One of the key points I tried to make in my Red Hat Summit talk about GlusterFS last month is that GlusterFS quite deliberately does not trade away data safety or consistency for performance. That’s a painful choice, because everyone always wants to be the speed king and they’ll be sharply critical of anyone they feel is not running as fast as they can. However, one thing I’ve learned about the storage marketplace is that the recognition of priorities other than speed is what separates the pros you can trust from the amateurs you can’t. Harsh, perhaps, but true. Sure, speed matters, but so do robustness and ease of use and cost and features and community and compatibility and a whole bunch of other things. This is especially true when the system is designed to be scalable so that you can address performance issues by adding hardware at linear rather than exponential cost per increment. If you can buy more performance but you can’t buy more of those other things, you’d be a fool to buy the system that’s built for speed and speed alone.
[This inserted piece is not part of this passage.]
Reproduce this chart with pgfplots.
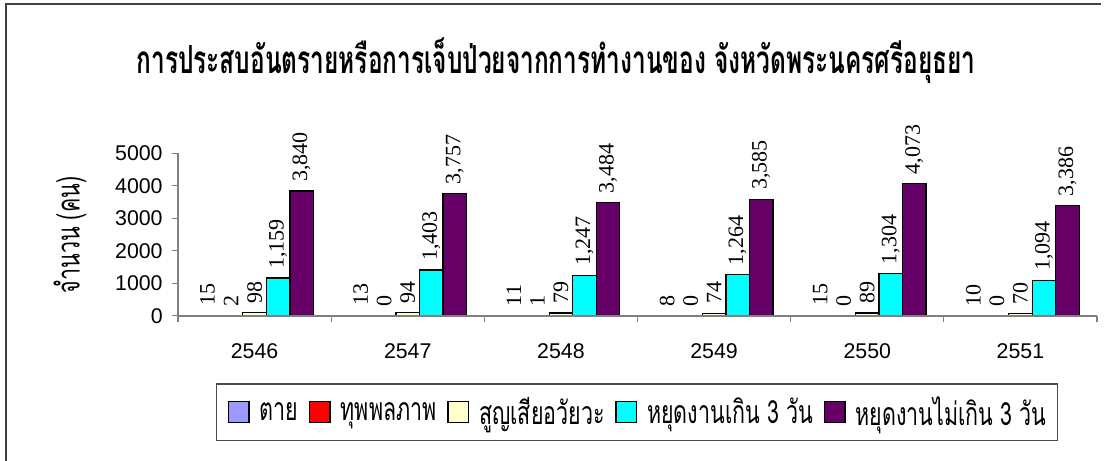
\documentclass[border=0pt]{standalone}
\usepackage{fontspec}
\setmainfont{Liberation Serif}
\newfontfamily\arialfont{Liberation Sans}
\newfontfamily\timesfont{Liberation Serif}
\newfontfamily\thaifont[Script=Thai]{Loma}
\usepackage{pgfplots}
\pgfplotsset{compat=1.18}

\definecolor{cDead}{HTML}{9999FF}
\definecolor{cDis}{HTML}{FF0000}
\definecolor{cLoss}{HTML}{FFFFCC}
\definecolor{cOver}{HTML}{00FFFF}
\definecolor{cUnder}{HTML}{660066}

% Thai text, squeezed to the narrow face of the original
\newcommand{\thai}[1]{\scalebox{0.67}[1]{\thaifont\fontsize{24}{26}\selectfont #1}}

\begin{document}
\begin{tikzpicture}
\useasboundingbox (-133.5pt,-108.2pt) rectangle (700.5pt,236.8pt);
\draw[line width=1.5pt, black!75] (-129pt,-110pt) -- (-129pt,233.8pt) -- (692pt,233.8pt);
\begin{axis}[
    at={(0,0)}, anchor=south west,
    scale only axis, width=689.25pt, height=121.9pt,
    ybar=0pt, bar width=17.625pt,
    xmin=-0.5, xmax=5.5, ymin=0, ymax=5000,
    xtick={0,...,5},
    xticklabels={2546,2547,2548,2549,2550,2551},
    minor xtick={-0.5,0.5,...,5.5},
    ytick={0,1000,...,5000},
    axis lines=left,
    x axis line style={-, draw=gray, line width=1.5pt},
    y axis line style={-, draw=gray, line width=0.8pt},
    tick align=outside,
    major x tick style={draw=none},
    minor x tick style={draw=gray, line width=0.8pt},
    minor tick length=5pt,
    major tick length=4.5pt,
    ytick style={draw=gray, line width=0.8pt},
    axis on top,
    tick label style={font=\arialfont\fontsize{16}{18}\selectfont,
        /pgf/number format/assume math mode=true},
    xticklabel style={yshift=-12.5pt},
    yticklabel style={xshift=-3.5pt, /pgf/number format/1000 sep={}},
    ylabel={\thai{จำนวน (คน)}},
    ylabel style={at={(axis description cs:-0.1175,0.4965)}, anchor=center},
    title={\scalebox{0.632}[1]{\thaifont\bfseries\fontsize{29}{32}\selectfont การประสบอันตรายหรือการเจ็บป่วยจากการทำงานของ จังหวัดพระนครศรีอยุธยา}},
    title style={at={(axis description cs:0.4113,1.518)}, anchor=center},
    nodes near coords,
    every node near coord/.append style={rotate=90, anchor=west,
        inner xsep=6.5pt,
        font=\timesfont\fontsize{16.5}{18}\selectfont,
        /pgf/number format/assume math mode=true,
        /pgf/number format/1000 sep={,}},
    every axis plot/.append style={draw=black, line width=1pt,
        legend image code/.code={\draw[##1, draw=black, line width=1pt] (0pt,-7.75pt) rectangle (15.5pt,7.75pt);}},
    legend columns=5,
    legend style={at={(0.4995,-0.5925)}, anchor=center, draw=black!70,
        line width=0.8pt, inner xsep=8pt, inner ysep=9.5pt,
        nodes={inner sep=0pt},
        /tikz/every odd column/.append style={column sep=7.5pt},
        /tikz/every even column/.append style={column sep=8pt}},
]
\addplot[fill=cDead] coordinates {(0,15) (1,13) (2,11) (3,8) (4,15) (5,10)};
\addlegendentry{\thai{ตาย}}
\addplot[fill=cDis] coordinates {(0,2) (1,0) (2,1) (3,0) (4,0) (5,0)};
\addlegendentry{\thai{ทุพพลภาพ}}
\addplot[fill=cLoss] coordinates {(0,98) (1,94) (2,79) (3,74) (4,89) (5,70)};
\addlegendentry{\thai{สูญเสียอวัยวะ}}
\addplot[fill=cOver] coordinates {(0,1159) (1,1403) (2,1247) (3,1264) (4,1304) (5,1094)};
\addlegendentry{\thai{หยุดงานเกิน 3 วัน}}
\addplot[fill=cUnder] coordinates {(0,3840) (1,3757) (2,3484) (3,3585) (4,4073) (5,3386)};
\addlegendentry{\thai{หยุดงานไม่เกิน 3 วัน}}
\end{axis}
\end{tikzpicture}
\end{document}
This issue came up again recently when – for what seems like the thousandth time – someone commented on GlusterFS’s poor small-write performance. Well, yeah, because when we say a write is done it’s done. It’s on as many remote servers as you asked for, not just buffered locally like our highest-profile competitor. That’s an example of refusing to sacrifice data safety for the sake of better performance. Similarly, when you list a directory we actually check whether new files have appeared or old ones have been deleted, instead of just returning cached and possibly stale information, so directory listings and general “many small file” workloads tend to perform poorly on GlusterFS compared to systems that take those shortcuts. That’s an example of refusing to sacrifice consistency/correctness for the sake of performance. Sure, we could buffer writes more and cache reads more, and most users would probably not even notice except for the improved performance, but some users would experience failures and even data loss because their expectations (however unrealistic those might be) were not met. Safety and correctness are the defaults, and I shouldn’t even need to defend that position. Where we haven’t done as well is in allowing those defaults to be changed.
The fundamental problem here is a three-way tradeoff: performance vs. consistency vs. simplicity. (If this seems a lot like CAP, or even more likePACELC, that should come as no surprise. Probably because messages are so expensive and you can only do so much with each one, “triangles” like this seem particularly common when dealing with distributed systems.) In this case, performance and consistency are pretty self-explanatory. Simplicity is a bit harder. Far from being a mere matter of aesthetics, simplicity is also a matter of the effort required to make progress in other directions. When a system becomes too complex, it becomes incredibly hard to deal with all of the cases that arise during fault recovery, let alone those that result in slowdowns without a fault. New features are harder to add, new developers are harder to attract, monitoring and ease of use suffer, and so on. In distributed systems, simplicity is not a virtue – it’s a necessity. Thus, if you choose to give up simplicity, a lot of people might not care about your performance and consistency because your system either won’t do what they need or can’t be trusted to keep on doing it. That said, let’s look at what choices various systems have made:
- Sacrifice performance. Obviously I’d put GlusterFS in this category. Some highly available NFS implementations have made the same choice, as have relational databases in general.
- Sacrifice consistency. This is exactly what all of the NoSQL data stores are known for, along with HDFS and “blob stores” like Amazon’s S3 or OpenStack’s Swift. Non-HA implementations of NFS also tend this way, though it could well be argued that they give up very little consistency to very good effect.
- Sacrifice simplicity. AFS (and its descendants) pretty much went this route, which is why most people have barely heard of them. Some might put Lustre and/or NFSv4.x in this category as well.
The point is not to say one set of tradeoffs is better than the others, even though – as with CAP – I feel that one choice leads to a distinctly less useful system than the other two. What’s more important is to realize that a tradeoff is being made, and to understand its nature. I for one would like to see GlusterFS offer more of an option to sacrifice consistency when and how the user chooses to do so, even if that’s not the default behavior. That’s why I’ve worked on asynchronous replication, replication bypass, negative-lookup caching, and a whole bunch of other things that all weaken consistency in a controlled (and modular) way. I’ve spent years trying to implement distributed invalidation-based consistency in the past, I was one of the most stubborn holdouts for that approach, but even I’ve come to believe that it’s firmly in the “too complex” category especially when fault handling is considered. Nonetheless, I still hope to add some sort of TTL-based on-disk client caching some day. The performance “sweet spot” for GlusterFS will continue to grow, including more and more workloads and use cases, but never by trading away characteristics that are even more important.